La découverte : contexte et datation
Entre les couches datées d’environ 120 000 et 90 000 ans, les archéologues ont dégagé un ensemble d’objets osseux façonnés et usés de manière cohérente avec des activités de raclage et d’affûtage. Parallèlement, des restes de carnivores portent des marques (entailles, traces de découpe) suggérant que ces animaux ont été dépouillés pour leur peau plutôt que pour leur viande.
Ces éléments indiquent l’existence d’une tradition de transformation des peaux en cuir ou fourrures, donc d’activités liées à la confection d’éléments vestimentaires.
Méthodes et interprétation scientifique
L’étude publiée par Emily Y. Hallett et al. (iScience, 2021) décrit le worked bone assemblage (ensemble d’outils osseux façonnés) et analyse les marques d’utilisation ainsi que le contexte stratigraphique.
Les chercheurs ont comparé la morphologie de ces pièces et leurs traces d’usure à des outils ethnographiques connus pour le travail des peaux (racloirs, lissoirs, etc.).
La cohérence de ces données conduit à l’hypothèse que ces outils servaient spécifiquement au traitement des peaux et à la préparation de matériaux destinés à la fabrication de vêtements.
Importance pour l’histoire du vêtement
Si l’on tient compte des datations, ces résultats repoussent dans le passé de façon significative la preuve que les humains modernes mettaient déjà en œuvre des technologies spécialisées pour produire des vêtements.
Cela prouve un niveau d’adaptation technique et culturelle avancé : protection contre le climat, expression identitaire, statut social, etc.
La fabrication de vêtements apparaît ainsi comme une composante ancienne et fondamentale du comportement humain.
De ces pratiques anciennes à la tradition textile marocaine
Ces découvertes démontrent que le territoire du Maroc abritait dès la préhistoire des activités de préparation de peaux et de fibres.
Au fil des millénaires, ce savoir-faire s’est perfectionné pour donner naissance à des traditions artisanales reconnues : tanneries historiques (notamment à Fès), teintures végétales naturelles, tissages berbères (tapis Azilal, Taznakht, etc.).
Ces techniques constituent un patrimoine immatériel ancestral, transmis de génération en génération, et qui continue d’influencer la mode contemporaine et le design mondial.
Conséquences et héritage culturel
Réévaluation des origines du vêtement : ces découvertes soulignent que la fabrication d’habits est une pratique humaine très ancienne, liée à l’adaptation et à la créativité.
Fierté patrimoniale : elles confirment la profondeur historique du savoir-faire marocain dans le travail des peaux, des fibres et des textiles.
Héritage vivant : le génie artisanal des anciens Marocains se manifeste encore dans les créations de mode actuelles, où les designers s’inspirent des motifs, des teintures et des techniques traditionnelles.
Conclusion
La découverte d’outils osseux destinés au travail des peaux dans la grotte des Contrebandiers constitue une preuve tangible que des sociétés humaines, sur le territoire de l’actuel Maroc, pratiquaient déjà au Paléolithique des techniques élaborées liées à la fabrication de vêtements.
Ce niveau d’ingéniosité ancienne, mis en regard avec la richesse du patrimoine artisanal marocain (tissage, cuir, teinture), montre que les savoir-faire transmis à travers les âges ont contribué à façonner l’évolution du textile et de la mode moderne.
L’histoire du vêtement ne peut être comprise sans reconnaître la place pionnière du Maroc et la créativité exceptionnelle de ses artisans, d’hier à aujourd’hui.
Références
Hallett, E. Y. et al. (2021).

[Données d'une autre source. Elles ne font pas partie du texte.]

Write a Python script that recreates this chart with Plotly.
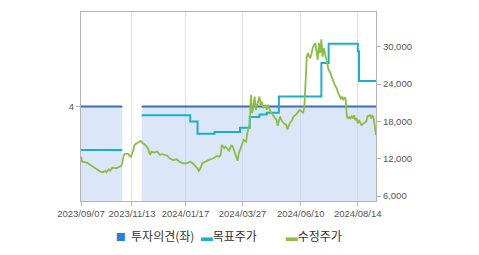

A worked bone assemblage from 120,000–90,000 Ans deposits at Contrebandiers Cave, Atlantic Coast, Morocco. iScience.
Max Planck Institute for the Science of Human History communiqué officiel sur les outils osseux et la production de vêtements (Contrebandiers Cave).

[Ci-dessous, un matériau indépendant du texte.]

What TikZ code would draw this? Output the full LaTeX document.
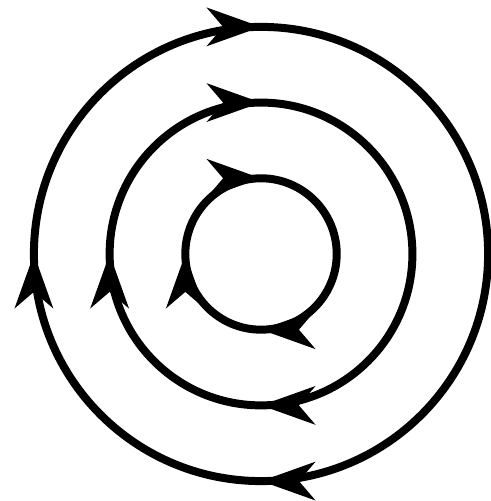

Smithsonian Magazine Evidence of fur and leather clothing, among world’s oldest, found in Moroccan cave. (Brian Handwerk, 16 Sept 2021).
The Guardian Scientists find evidence of humans making clothes 120,000 years ago (16 Sept 2021).
Loukid, Khalid Traditional Dyeing Techniques in Moroccan Amazigh Textiles: Ancestral Knowledge and Regional Practices.
Articles sur la renaissance du tissage marocain et son influence sur la mode internationale (2022–2024).